A miscellany like Grandma’s attic in Taunton, MA or Mission Street's Thrift Town in San Francisco or a Council, ID yard sale in cloudy mid April or a celestial roadmap no one folded—you take your pick.
Wednesday, September 24, 2008
Mark Twain on the Banjo
The banjo is an instrument that always manages to bring out the humorist—as someone who’s played banjo in a band, I know about banjo jokes. My favorite one—said by Alice in Wonder Band violinist Lois Fry on the Alpine Playhouse stage while I was tuning a banjo is:
“What’s the definition of perfect pitch? When you throw a banjo in the dumpster & hit an accordion.”
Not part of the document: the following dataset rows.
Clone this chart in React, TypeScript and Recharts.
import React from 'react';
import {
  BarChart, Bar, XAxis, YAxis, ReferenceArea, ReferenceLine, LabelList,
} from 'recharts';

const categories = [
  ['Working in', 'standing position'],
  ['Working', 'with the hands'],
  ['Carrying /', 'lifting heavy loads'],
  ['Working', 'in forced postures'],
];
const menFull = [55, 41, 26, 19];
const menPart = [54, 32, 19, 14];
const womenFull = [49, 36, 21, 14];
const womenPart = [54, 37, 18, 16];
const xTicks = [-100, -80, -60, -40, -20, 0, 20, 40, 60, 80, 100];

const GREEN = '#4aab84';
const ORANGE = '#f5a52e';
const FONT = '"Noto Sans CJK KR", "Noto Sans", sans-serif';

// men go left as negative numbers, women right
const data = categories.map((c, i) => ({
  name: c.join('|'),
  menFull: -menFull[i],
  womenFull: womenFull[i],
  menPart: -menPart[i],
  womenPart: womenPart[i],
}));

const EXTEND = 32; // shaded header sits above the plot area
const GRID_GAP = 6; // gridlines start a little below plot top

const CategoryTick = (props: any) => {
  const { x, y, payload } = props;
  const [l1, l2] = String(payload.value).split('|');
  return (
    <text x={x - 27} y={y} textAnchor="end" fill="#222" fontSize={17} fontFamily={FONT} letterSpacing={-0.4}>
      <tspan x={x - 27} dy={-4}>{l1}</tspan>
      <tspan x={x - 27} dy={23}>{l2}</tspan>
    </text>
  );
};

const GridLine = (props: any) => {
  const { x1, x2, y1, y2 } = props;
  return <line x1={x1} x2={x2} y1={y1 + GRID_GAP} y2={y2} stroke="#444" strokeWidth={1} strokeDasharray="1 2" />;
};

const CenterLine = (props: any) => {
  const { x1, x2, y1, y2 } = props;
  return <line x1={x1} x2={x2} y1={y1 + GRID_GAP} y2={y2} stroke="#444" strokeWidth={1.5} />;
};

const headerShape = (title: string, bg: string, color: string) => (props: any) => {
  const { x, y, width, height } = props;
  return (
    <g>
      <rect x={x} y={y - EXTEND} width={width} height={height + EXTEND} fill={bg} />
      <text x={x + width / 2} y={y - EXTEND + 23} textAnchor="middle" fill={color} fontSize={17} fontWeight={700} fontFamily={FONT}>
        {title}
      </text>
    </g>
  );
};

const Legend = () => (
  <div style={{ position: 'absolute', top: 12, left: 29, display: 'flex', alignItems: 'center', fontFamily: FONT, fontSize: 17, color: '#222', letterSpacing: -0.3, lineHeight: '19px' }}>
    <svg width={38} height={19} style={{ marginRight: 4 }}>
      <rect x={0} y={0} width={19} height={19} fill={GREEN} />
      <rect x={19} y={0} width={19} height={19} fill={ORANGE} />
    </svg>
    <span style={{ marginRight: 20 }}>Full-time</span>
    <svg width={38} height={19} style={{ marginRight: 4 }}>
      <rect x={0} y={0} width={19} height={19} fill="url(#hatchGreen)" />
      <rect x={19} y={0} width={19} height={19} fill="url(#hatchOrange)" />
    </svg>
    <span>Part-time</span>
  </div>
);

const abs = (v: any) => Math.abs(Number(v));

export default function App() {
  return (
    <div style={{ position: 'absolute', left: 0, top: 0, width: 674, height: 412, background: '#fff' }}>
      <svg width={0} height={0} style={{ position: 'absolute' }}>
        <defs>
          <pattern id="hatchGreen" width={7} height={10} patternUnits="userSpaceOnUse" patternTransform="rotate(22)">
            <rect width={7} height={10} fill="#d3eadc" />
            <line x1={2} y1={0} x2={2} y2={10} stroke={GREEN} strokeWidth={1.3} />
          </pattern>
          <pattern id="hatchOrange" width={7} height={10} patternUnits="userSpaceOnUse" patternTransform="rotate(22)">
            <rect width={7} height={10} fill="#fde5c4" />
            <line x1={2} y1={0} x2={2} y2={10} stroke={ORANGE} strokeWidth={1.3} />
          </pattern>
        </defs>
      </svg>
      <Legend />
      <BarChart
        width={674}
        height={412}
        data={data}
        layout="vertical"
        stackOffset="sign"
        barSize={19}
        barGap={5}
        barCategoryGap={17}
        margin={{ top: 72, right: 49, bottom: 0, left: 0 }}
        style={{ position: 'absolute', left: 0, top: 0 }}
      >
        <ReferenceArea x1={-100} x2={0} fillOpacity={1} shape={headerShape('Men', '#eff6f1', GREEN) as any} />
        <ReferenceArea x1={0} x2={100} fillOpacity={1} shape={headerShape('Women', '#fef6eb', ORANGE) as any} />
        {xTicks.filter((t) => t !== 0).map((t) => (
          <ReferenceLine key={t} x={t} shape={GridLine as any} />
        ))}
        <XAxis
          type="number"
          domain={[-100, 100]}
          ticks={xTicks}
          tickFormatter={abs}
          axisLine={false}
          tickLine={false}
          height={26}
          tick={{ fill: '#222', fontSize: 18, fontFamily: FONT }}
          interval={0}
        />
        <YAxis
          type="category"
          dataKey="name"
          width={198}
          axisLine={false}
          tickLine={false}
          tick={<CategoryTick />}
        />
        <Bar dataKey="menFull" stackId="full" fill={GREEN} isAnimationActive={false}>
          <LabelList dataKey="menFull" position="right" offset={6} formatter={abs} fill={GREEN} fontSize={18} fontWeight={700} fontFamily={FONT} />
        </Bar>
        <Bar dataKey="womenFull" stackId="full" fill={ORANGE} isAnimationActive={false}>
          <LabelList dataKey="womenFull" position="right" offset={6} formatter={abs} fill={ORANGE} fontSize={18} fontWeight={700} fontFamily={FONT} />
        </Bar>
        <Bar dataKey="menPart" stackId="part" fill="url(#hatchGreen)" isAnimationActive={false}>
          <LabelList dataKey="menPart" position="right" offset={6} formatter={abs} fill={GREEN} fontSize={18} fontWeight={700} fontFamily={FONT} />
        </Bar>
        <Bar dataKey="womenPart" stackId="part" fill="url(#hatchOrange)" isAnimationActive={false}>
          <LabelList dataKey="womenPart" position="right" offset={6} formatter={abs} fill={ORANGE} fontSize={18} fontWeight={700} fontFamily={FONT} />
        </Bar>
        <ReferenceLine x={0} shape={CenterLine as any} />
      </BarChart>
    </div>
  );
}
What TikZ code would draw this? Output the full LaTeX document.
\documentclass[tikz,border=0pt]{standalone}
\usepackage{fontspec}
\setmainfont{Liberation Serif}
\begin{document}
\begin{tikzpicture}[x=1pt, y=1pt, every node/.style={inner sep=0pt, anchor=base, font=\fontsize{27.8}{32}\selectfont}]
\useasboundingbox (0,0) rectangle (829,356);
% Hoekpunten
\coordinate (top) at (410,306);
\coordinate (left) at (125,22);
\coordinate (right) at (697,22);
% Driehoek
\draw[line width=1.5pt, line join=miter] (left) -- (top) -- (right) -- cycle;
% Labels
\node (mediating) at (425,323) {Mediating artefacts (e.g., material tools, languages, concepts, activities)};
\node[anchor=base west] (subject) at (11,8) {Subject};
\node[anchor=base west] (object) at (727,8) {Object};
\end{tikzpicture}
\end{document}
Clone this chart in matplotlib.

Ah, well…. I do have a weakness for the banjo & the uke, two instruments that are notorious for always being on the verge of going out of tune. But where this is going (in case you were curious) is Mark Twain—who I understand from some sources did himself play the banjo. Twain has two great banjo quips—they’re available elsewhere on the web if you go looking for them—but in case you don’t, now they’re on Robert Frost’s Banjo. Here they are:
The piano may do for love-sick girls who lace themselves to skeletons, and lunch on chalk, pickles and slate pencils. But give me the banjo. Gottschalk compared to Sam Pride or Charley Rhoades, is as a Dashaway cocktail to a hot whisky punch. When you want genuine music -- music that will come right home to you like a bad quarter, suffuse your system like strychnine whisky, go right through you like Brandreth's pills, ramify your whole constitution like the measles, and break out on your hide like the pin-feather pimples on a picked goose, -- when you want all this, just smash your piano, and invoke the glory-beaming banjo!
& also:
A gentleman is a man who can play the banjo, but doesn't.
Gottschalk was a piano player; Pride & Rhoades, banjoists. Soooo—was Mark Twain a gentleman?